V23B-3107
Exploring the effects of temperature and grain size on plumes associated with PDCs through analogue experimentation

Tuesday, 15 December 2015
Poster Hall (Moscone South)
Samuel J Mitchell, University of Bristol, School of Earth Sciences, Bristol, United Kingdom, Julia Eychenne, University of Bristol, Department of Earth Science, Bristol, United Kingdom and Alison Rust, University of Bristol, Bristol, BS8, United Kingdom
Abstract:
Pyroclastic density currents (PDCs) often loft upwards into convective, buoyant co-PDC plumes. Recent analogue experiments using a unimodal grain size of 22 ± 6 µm (Andrews & Manga, 2012) have established that plume generation is aided by PDC interaction with a topographic barrier. Here, we have simulated the onset of co-PDC plumes from the collapse of concentrated particle-gas mixtures comprised of unimodal or bimodal grain size distributions (GSD) of glass beads, using combinations of lognormal populations with modes of 35, 195 and 590 µm. The collapse of a mixture, with constant mass 2950 ± 150 g, induced the propagation of a gravity current channelized down a 13° sloping tank; a barrier in the tank caused the gravity current to produce a plume of particles. Experiments were recorded with high speed visible and thermal-infrared cameras. Initial GSD and temperature of the mixture were varied to assess the effects of the addition of a coarser component on plume generation.

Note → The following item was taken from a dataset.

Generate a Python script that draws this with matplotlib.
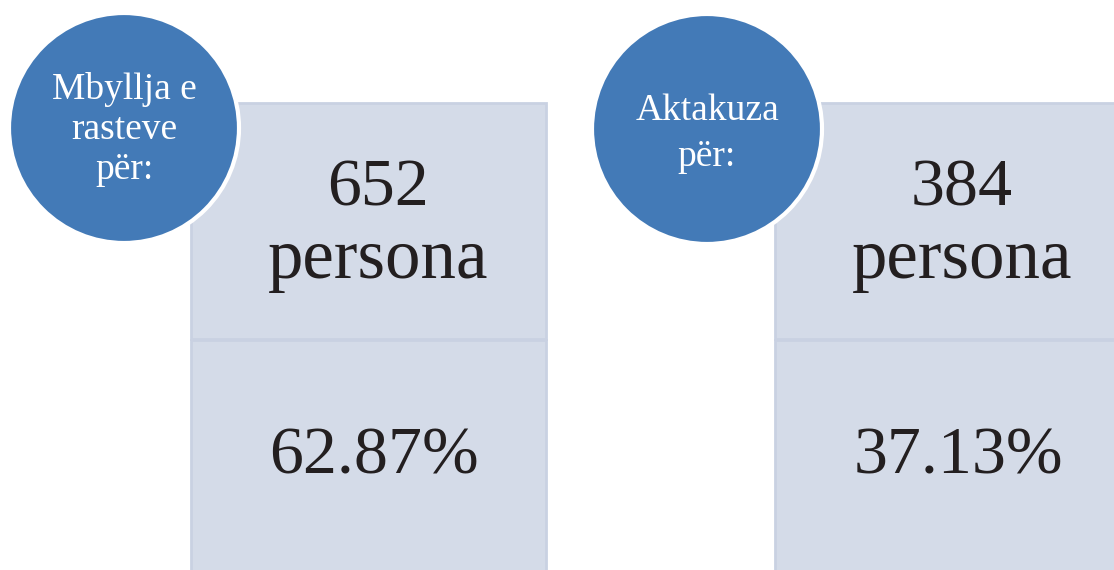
import matplotlib
matplotlib.use("Agg")
import matplotlib.pyplot as plt
from matplotlib.patches import Rectangle, Circle

# Data
label_lines = [["Mbyllja e", "rasteve", "për:"], ["Aktakuza", "për:"]]
counts = [652, 384]
unit = "persona"
percents = [62.87, 37.13]

W, H = 1114, 570
fig = plt.figure(figsize=(W / 100, H / 100), dpi=100)
ax = fig.add_axes([0, 0, 1, 1])
ax.set_xlim(0, W)
ax.set_ylim(H, 0)
ax.axis("off")

box_color = "#d4dbe8"
edge_color = "#c9d1e2"
circ_color = "#437ab7"
txt_color = "#231f20"
serif = ["Liberation Serif", "DejaVu Serif"]

box_x = [191, 775]
box_w = 355
circ_c = [(124, 128), (707, 129)]
label_base = [[99, 139, 179], [120, 166]]

for i in range(2):
    x0 = box_x[i]
    ax.add_patch(Rectangle((x0, 103), box_w, 236, facecolor=box_color,
                           edgecolor=edge_color, linewidth=2, zorder=1))
    ax.add_patch(Rectangle((x0, 340), box_w, 240, facecolor=box_color,
                           edgecolor=edge_color, linewidth=2, zorder=1))
    ax.text(x0 + 187, 205, str(counts[i]), ha="center", va="baseline",
            fontsize=49, family=serif, color=txt_color, zorder=3)
    ax.text(x0 + 187, 278, unit, ha="center", va="baseline",
            fontsize=51, family=serif, color=txt_color, zorder=3)
    ax.text(x0 + 183, 473, f"{percents[i]:.2f}%", ha="center", va="baseline",
            fontsize=49, family=serif, color=txt_color, zorder=3)
    ax.add_patch(Circle(circ_c[i], 115, facecolor=circ_color, edgecolor="white",
                        linewidth=3, zorder=4))
    for line, yb in zip(label_lines[i], label_base[i]):
        ax.text(circ_c[i][0], yb, line, ha="center", va="baseline",
                fontsize=27, family=serif, color="white", zorder=5)

fig.savefig("out.png", dpi=100)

Analogue co-PDC plumes were only produced when a proportion of fine grains (35 µm) was present in the initial granular mixture. Sampling of the particles entrained in the co-PDC plumes revealed that fine grains (35 µm) are preferentially lofted, although a few coarser particles (195 or 590 µm) are also entrained in the co-PDC plumes and settle closer to the area of uplift. Increasing the initial temperature of the mixture increases plume height measured at 1 and 2s after onset; this is supported by repeat experiments at specific conditions. Bimodal mixtures containing both fine (35 µm) and coarser (195 or 590 µm) grains result in plume heights and initial flow velocities higher than observed in unimodal fine-grained experiments of the same total mass of particles. Repeat experiments identify the natural variability in plume generation under the same nominal conditions, which is likely due to the combined variations of momentum during flow propagation and heat-driven buoyancy, as well as the homogeneity of the initial particle mixture.